TED: Assalamu `Alaikum [Executive].
A bank run in the UK? But they told me it would never happen!
Can you just confirm for my record, that [Islamic bank name withheld] wouldn't be troubled by a bank run. Being Islamic, if your bank represents to one of your customers that he or she has x pounds available for immediate withdrawal in a current account, then your bank does actually have that money, doesn't it? Hope all is well, insha'Allah.
[Executive]: Wassalam Tarek.
We do have the money of our depositors but we do not keep it all in cash form - we do invest the money to generate profit to our Mudaraba accounts holders. We do keep a certain amount of cash on hand to meet customers' demand - our cash flow management plan allows us to meet all our on demand deposits in a 8 day period. This is cash that we have to keep ready to meet the demand. Now a bank run in this country might affect us due to the fact that other banks might not be able to honour their commitments. However, we only deal with high credit-rated banks in the region and the largest Islamic banks outside the region.

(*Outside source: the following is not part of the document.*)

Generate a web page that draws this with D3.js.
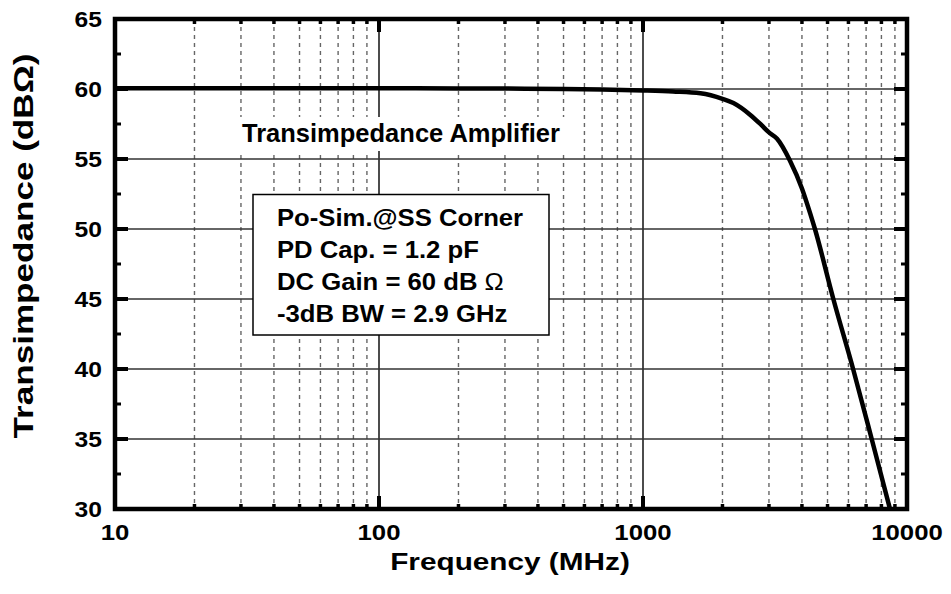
<!DOCTYPE html>
<html>
<head>
<meta charset="utf-8">
<script src="https://cdn.jsdelivr.net/npm/d3@7"></script>
<style>
  body { margin: 0; background: #fff; }
  text { font-family: "Liberation Sans", Arial, sans-serif; font-weight: bold; fill: #000; }
</style>
</head>
<body>
<script>
// values
var freqMHz = [10, 50, 100, 200, 300, 500, 700, 1000, 1300, 1650, 2000, 2200, 2550, 2800, 3000, 3220, 3600, 4000, 4300, 4480, 5260, 6250, 7350, 8620];
var gainDb  = [60.05, 60.05, 60.05, 60.04, 60.03, 60.0, 59.97, 59.9, 59.82, 59.69, 59.3, 59.0, 58.15, 57.45, 56.9, 56.45, 54.9, 52.9, 51.1, 50.0, 45.0, 40.0, 35.0, 30.0];

var xTickLabels = [10, 100, 1000, 10000];
var yTickLabels = [30, 35, 40, 45, 50, 55, 60, 65];
var yMinorTicks = [32.5, 37.5, 42.5, 47.5, 52.5, 57.5, 62.5];

var noteLines = ["Po-Sim.@SS Corner", "PD Cap. = 1.2 pF", "DC Gain = 60 dB ", "-3dB BW = 2.9 GHz"];

drawChart();

function drawChart(){
  var width = 951, height = 594;
  // plot frame (window.top is reserved, so p-prefixed names)
  var pL = 115, pR = 907, pT = 19, pB = 509;

  var svg = d3.select("body").append("svg")
      .attr("width", width)
      .attr("height", height);

  var x = d3.scaleLog().domain([10, 10000]).range([pL, pR]);
  var y = d3.scaleLinear().domain([30, 65]).range([pB, pT]);

  // minor decades 2..9
  var xMinor = x.ticks().filter(function(d){ return xTickLabels.indexOf(d) < 0; });

  // text helper, stretched sideways a bit like the original font
  function label(g, str, tx, ty, size, sx, anchor, rot){
    return g.append("text")
      .attr("transform", "translate(" + tx + "," + ty + ")" + (rot ? " rotate(" + rot + ")" : "") + " scale(" + sx + ",1)")
      .attr("text-anchor", anchor)
      .style("font-size", size + "px")
      .text(str);
  }

  // grid
  var grid = svg.append("g");
  grid.selectAll(".vminor").data(xMinor).enter().append("line")
    .attr("x1", function(d){ return x(d); }).attr("x2", function(d){ return x(d); })
    .attr("y1", pT).attr("y2", pB)
    .attr("stroke", "#666").attr("stroke-width", 1.4).attr("stroke-dasharray", "4,4");
  grid.selectAll(".vmajor").data([100, 1000]).enter().append("line")
    .attr("x1", function(d){ return x(d); }).attr("x2", function(d){ return x(d); })
    .attr("y1", pT).attr("y2", pB)
    .attr("stroke", "#111").attr("stroke-width", 1.5);
  grid.selectAll(".hmajor").data(yTickLabels.slice(1, -1)).enter().append("line")
    .attr("x1", pL).attr("x2", pR)
    .attr("y1", function(d){ return y(d); }).attr("y2", function(d){ return y(d); })
    .attr("stroke", "#333").attr("stroke-width", 1.6);

  // white patch behind the title text inside the plot
  svg.append("rect").attr("x", 236).attr("y", 117).attr("width", 334).attr("height", 34).attr("fill", "#fff");
  label(svg, "Transimpedance Amplifier", 242, 142, 25, 1.02, "start");

  // note box
  var box = svg.append("g");
  box.append("rect").attr("x", 253).attr("y", 194.5).attr("width", 296).attr("height", 140.5)
    .attr("fill", "#fff").attr("stroke", "#000").attr("stroke-width", 1.5);
  noteLines.forEach(function(s, i){
    var t = label(box, s, 277, 226 + i * 32, 24, 1.07, "start");
    if (i == 2) t.append("tspan").style("font-weight", "normal").text("\u03A9");
  });

  // curve
  svg.append("clipPath").attr("id", "clip").append("rect")
    .attr("x", pL).attr("y", pT).attr("width", pR - pL).attr("height", pB - pT);
  var line = d3.line()
    .x(function(d){ return x(d[0]); })
    .y(function(d){ return y(d[1]); })
    .curve(d3.curveMonotoneX);
  svg.append("path")
    .datum(d3.zip(freqMHz, gainDb))
    .attr("clip-path", "url(#clip)")
    .attr("fill", "none").attr("stroke", "#000").attr("stroke-width", 4.5)
    .attr("stroke-linejoin", "round")
    .attr("d", line);

  // ticks, inward on all four sides
  var ticks = svg.append("g").attr("stroke", "#000");
  yTickLabels.forEach(function(d){
    ticks.append("line").attr("x1", pL).attr("x2", pL + 13).attr("y1", y(d)).attr("y2", y(d)).attr("stroke-width", 4);
    ticks.append("line").attr("x1", pR).attr("x2", pR - 13).attr("y1", y(d)).attr("y2", y(d)).attr("stroke-width", 4);
  });
  yMinorTicks.forEach(function(d){
    ticks.append("line").attr("x1", pL).attr("x2", pL + 6).attr("y1", y(d)).attr("y2", y(d)).attr("stroke-width", 3);
    ticks.append("line").attr("x1", pR).attr("x2", pR - 6).attr("y1", y(d)).attr("y2", y(d)).attr("stroke-width", 3);
  });
  xTickLabels.forEach(function(d){
    ticks.append("line").attr("x1", x(d)).attr("x2", x(d)).attr("y1", pB).attr("y2", pB - 13).attr("stroke-width", 4);
    ticks.append("line").attr("x1", x(d)).attr("x2", x(d)).attr("y1", pT).attr("y2", pT + 13).attr("stroke-width", 4);
  });
  xMinor.forEach(function(d){
    ticks.append("line").attr("x1", x(d)).attr("x2", x(d)).attr("y1", pB).attr("y2", pB - 5).attr("stroke-width", 3.5);
    ticks.append("line").attr("x1", x(d)).attr("x2", x(d)).attr("y1", pT).attr("y2", pT + 5).attr("stroke-width", 3.5);
  });

  // frame
  svg.append("rect").attr("x", pL).attr("y", pT).attr("width", pR - pL).attr("height", pB - pT)
    .attr("fill", "none").attr("stroke", "#000").attr("stroke-width", 4.5);

  // tick labels
  xTickLabels.forEach(function(d){
    label(svg, d, x(d), 540, 23, 1.12, "middle");
  });
  yTickLabels.forEach(function(d){
    label(svg, d, 102, y(d) + 8, 22, 1.12, "end");
  });

  // axis titles
  label(svg, "Frequency (MHz)", 510, 570, 24, 1.24, "middle");
  label(svg, "Transimpedance (dB\u03A9)", 33, 246, 27, 1.3, "middle", -90);
}
</script>
</body>
</html>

TED: Wa `Alaikumussalam [Executive].
Thank you so much for your reply. From your comments I conclude that [Islamic bank name withheld] promises to pay its current account depositors on demand but would be unable to fulfil that promise if all (or many) of those depositors required it to do so on the same day. I understand that this is the case because [Islamic bank name withheld] does not keep all of the current account funds in cash. You will be aware that Northern Rock made a similar promise to its current account depositors, and kept a similar fraction of their money in cash form, hence the bank's inability to cope under this same scenario. May I therefore ask whether [Islamic bank name withheld]'s Shari`ah Board has approved the practice of making promises that cannot be fulfilled under certain circumstances? Would it not be better to tell your current account depositors that they may only be able to withdraw their money after eight days, and that this act would itself be dependent on the performance of third parties? Looking forward to hearing your thoughts on this, insha'Allah.
[Executive]: ASA Dear Tarek,
Sorry for the delay - I have been out of the office much in recent weeks. I have copied in our Sharia`a Compliance Officer - who could probably offer you speedier replies in future. All the promises are made in good faith and under assumptions that the business would run as usual. There would hardly be any promise which would stand the test of other things not remaining the same. For example any business has both receivables and payables on the balance sheet. The business promises to pay the creditors based on the assumptions that the debtors would pay. What would happen if the debtors do not pay or the business is liquidated? Even the accounts/ financial statements are prepared under the going concern principle/assumption. As of today there has not been a single instance in which we have not been able to pay our depositors on demand. We keep sufficient liquid assets for this purpose and a substantial portion of our assets are in short term investments. In order to facilitate large cash withdrawals we already ask customers to give us 24-48 hours notice due to security risk management at branches (we minimise the amount of cash in our branches due to risk of raids, theft, fraud etc). Thus accessing money there and then has always been subject to practical limits. Our Sharia`a board is aware of the way we operate our current accounts on the principles of Qard Hassan and that the activities we undertake are allowable and in accordance with their guidance.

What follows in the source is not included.